Task description: Print the listing from its top line through the line containing "distance = list(range(0, 201, 2))", nothing more, and leave out the pictures.

Source excerpt:

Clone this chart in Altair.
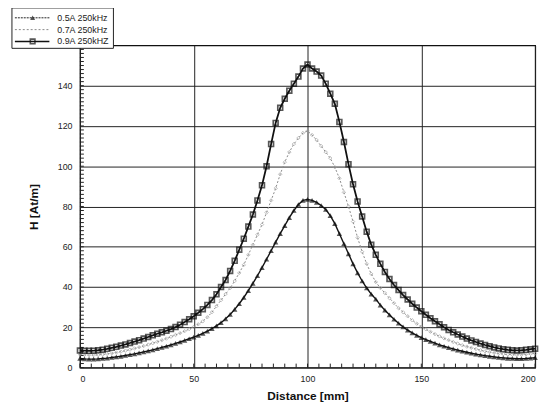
import altair as alt
import pandas as pd

# ---- data ----
distance = list(range(0, 201, 2))

h_05A = [4.5, 4.3, 4.2, 4.2, 4.3, 4.5, 4.7, 5.0, 5.3, 5.6,
         6.0, 6.4, 6.8, 7.3, 7.8, 8.3, 8.8, 9.4, 10.0, 10.6,
         11.3, 12.0, 12.7, 13.5, 14.3, 15.1, 16.0, 17.0, 18.1, 19.3,
         20.7, 22.3, 24.2, 26.4, 28.9, 31.7, 34.8, 38.2, 41.8, 45.6,
         49.6, 53.8, 58.0, 62.3, 66.5, 70.5, 74.5, 78.0, 81.0, 83.0,
         83.5, 83.0, 82.0, 80.5, 78.5, 75.5, 71.5, 66.5, 61.5, 56.5,
         51.5, 47.0, 43.0, 39.5, 36.5, 34.0, 31.0, 28.5, 26.2, 24.0,
         22.0, 20.2, 18.6, 17.2, 16.0, 14.9, 13.9, 13.0, 12.1, 11.3,
         10.6, 9.9, 9.3, 8.7, 8.1, 7.6, 7.1, 6.7, 6.3, 5.9,
         5.6, 5.3, 5.0, 4.8, 4.6, 4.5, 4.4, 4.4, 4.5, 4.7,
         4.9]

h_07A = [6.5, 6.3, 6.2, 6.2, 6.3, 6.5, 6.8, 7.1, 7.5, 7.9,
         8.4, 8.9, 9.5, 10.1, 10.7, 11.4, 12.1, 12.8, 13.6, 14.4,
         15.3, 16.2, 17.1, 18.1, 19.1, 20.2, 21.5, 23.0, 25.0, 27.5,
         30.5, 33.5, 36.5, 39.5, 43.0, 47.0, 51.0, 56.0, 61.0, 66.0,
         71.0, 77.0, 83.0, 89.0, 96.0, 102.0, 107.0, 111.0, 114.0, 116.5,
         117.5, 115.5, 113.0, 110.0, 107.0, 104.0, 99.5, 94.0, 87.0, 80.0,
         72.5, 64.5, 57.5, 51.5, 46.5, 42.5, 39.5, 37.0, 34.5, 32.0,
         29.5, 27.5, 25.5, 23.5, 21.8, 20.3, 19.0, 17.8, 16.6, 15.5,
         14.5, 13.6, 12.7, 11.9, 11.1, 10.4, 9.8, 9.2, 8.6, 8.1,
         7.7, 7.3, 7.0, 6.7, 6.5, 6.4, 6.3, 6.4, 6.6, 6.8,
         7.0]

h_09A = [8.5, 8.4, 8.3, 8.4, 8.6, 8.9, 9.3, 9.8, 10.3, 10.9,
         11.5, 12.2, 12.9, 13.6, 14.4, 15.2, 16.0, 16.8, 17.5, 18.3,
         19.1, 20.1, 21.3, 22.6, 24.0, 25.5, 27.2, 29.0, 31.1, 33.5,
         36.4, 40.0, 43.5, 48.0, 53.0, 58.5, 64.0, 70.0, 76.0, 83.0,
         90.5, 100.0, 111.0, 121.5, 129.0, 133.5, 137.5, 141.0, 144.5, 148.5,
         150.5, 148.5, 147.0, 145.0, 141.0, 136.0, 131.0, 122.0, 112.0, 101.0,
         91.0, 82.5, 75.0, 67.5, 61.0, 56.0, 51.5, 47.5, 44.0, 41.0,
         38.5, 36.0, 33.8, 31.7, 29.8, 28.0, 26.2, 24.5, 23.0, 21.5,
         20.0, 18.7, 17.5, 16.4, 15.4, 14.4, 13.5, 12.7, 11.9, 11.2,
         10.6, 10.0, 9.5, 9.1, 8.8, 8.6, 8.5, 8.6, 8.8, 9.1,
         9.4]

series_labels = ["0.5A 250kHz", "0.7A 250kHz", "0.9A 250kHZ"]
x_ticks = [0, 50, 100, 150, 200]
y_ticks = [0, 20, 40, 60, 80, 100, 120, 140]
x_minor = list(range(0, 201, 5))
y_minor = list(range(0, 161, 2))

W, H = 462, 327
FONT = "Liberation Sans"

df05 = pd.DataFrame({"x": distance, "y": h_05A})
df07 = pd.DataFrame({"x": distance, "y": h_07A})
df09 = pd.DataFrame({"x": distance, "y": h_09A})

xs = alt.Scale(domain=[0, 200], nice=False, zero=False)
ys = alt.Scale(domain=[0, 160], nice=False, zero=False)

x_axis = alt.Axis(
    values=x_ticks, title="Distance [mm]", grid=True, gridColor="#222",
    gridWidth=1, gridOpacity=1, ticks=False, domain=False, labelFont=FONT,
    labelFontSize=9, labelColor="#222", labelPadding=7, titleFont=FONT,
    titleFontSize=12, titleFontWeight="bold", titleColor="#111", titlePadding=7)
y_axis = alt.Axis(
    values=y_ticks, title="H [At/m]", grid=True, gridColor="#222",
    gridWidth=1, gridOpacity=1, ticks=False, domain=False, labelFont=FONT,
    labelFontSize=9, labelColor="#222", labelPadding=8, titleFont=FONT,
    titleFontSize=12, titleFontWeight="bold", titleColor="#111", titlePadding=17)

X = alt.X("x:Q", scale=xs, axis=x_axis)
Y = alt.Y("y:Q", scale=ys, axis=y_axis)

line09 = alt.Chart(df09).mark_line(color="#111", strokeWidth=1.8).encode(x=X, y=Y)
pts09 = alt.Chart(df09).mark_point(shape="square", size=24, filled=False,
                                   color="#111", strokeWidth=1.7).encode(x=X, y=Y)
line07 = alt.Chart(df07).mark_line(color="#888", strokeWidth=1,
                                   strokeDash=[2, 2]).encode(x=X, y=Y)
pts07 = alt.Chart(df07).mark_point(shape="diamond", size=12, filled=False,
                                   color="#999", strokeWidth=0.9).encode(x=X, y=Y)
line05 = alt.Chart(df05).mark_line(color="#111", strokeWidth=1.4).encode(x=X, y=Y)
pts05 = alt.Chart(df05).mark_point(shape="triangle-up", size=30, filled=True,
                                   color="#111").encode(x=X, y=Y)

yminor = alt.Chart(pd.DataFrame({"y": y_minor})).mark_rule(color="#222", strokeWidth=1).encode(
    y=Y, x=alt.value(0), x2=alt.value(4))
xminor = alt.Chart(pd.DataFrame({"x": x_minor})).mark_rule(color="#222", strokeWidth=1).encode(
    x=X, y=alt.value(H), y2=alt.value(H - 4))

one = pd.DataFrame({"a": [0]})
rows = [-28, -16, -4]
leg_box = alt.Chart(one).mark_rect(fill="white", stroke="#222", strokeWidth=1).encode(
    x=alt.value(-69), x2=alt.value(34), y=alt.value(-38), y2=alt.value(3))
leg = [leg_box]
leg.append(alt.Chart(one).mark_rule(color="#222", strokeWidth=1, strokeDash=[2, 1]).encode(
    x=alt.value(-66), x2=alt.value(-31), y=alt.value(rows[0])))
leg.append(alt.Chart(one).mark_point(shape="triangle-up", size=26, filled=True, color="#111").encode(
    x=alt.value(-48), y=alt.value(rows[0])))
leg.append(alt.Chart(one).mark_rule(color="#888", strokeWidth=1, strokeDash=[2, 2]).encode(
    x=alt.value(-66), x2=alt.value(-31), y=alt.value(rows[1])))
leg.append(alt.Chart(one).mark_rule(color="#111", strokeWidth=1.6).encode(
    x=alt.value(-66), x2=alt.value(-31), y=alt.value(rows[2])))
leg.append(alt.Chart(one).mark_point(shape="square", size=22, filled=False, color="#111",
                                     strokeWidth=1.6).encode(x=alt.value(-48), y=alt.value(rows[2])))
for r, lab in zip(rows, series_labels):
    leg.append(alt.Chart(one).mark_text(align="left", baseline="middle", font=FONT,
                                        fontSize=9, color="#222").encode(
        x=alt.value(-23), y=alt.value(r), text=alt.value(lab)))

chart = alt.layer(line09, yminor, xminor, line07, pts07, line05, pts05, pts09, *leg).properties(
    width=W, height=H,
    background="white",
    autosize=alt.AutoSizeParams(type="none"),
    padding={"left": 73, "top": 35, "right": 8, "bottom": 32},
).configure_view(stroke="#111", strokeWidth=1.2)

chart.save("out.html", embed_options={"renderer": "svg", "actions": False})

Response to the exercise:
Clone this chart in Altair.
import altair as alt
import pandas as pd

# ---- data ----
distance = list(range(0, 201, 2))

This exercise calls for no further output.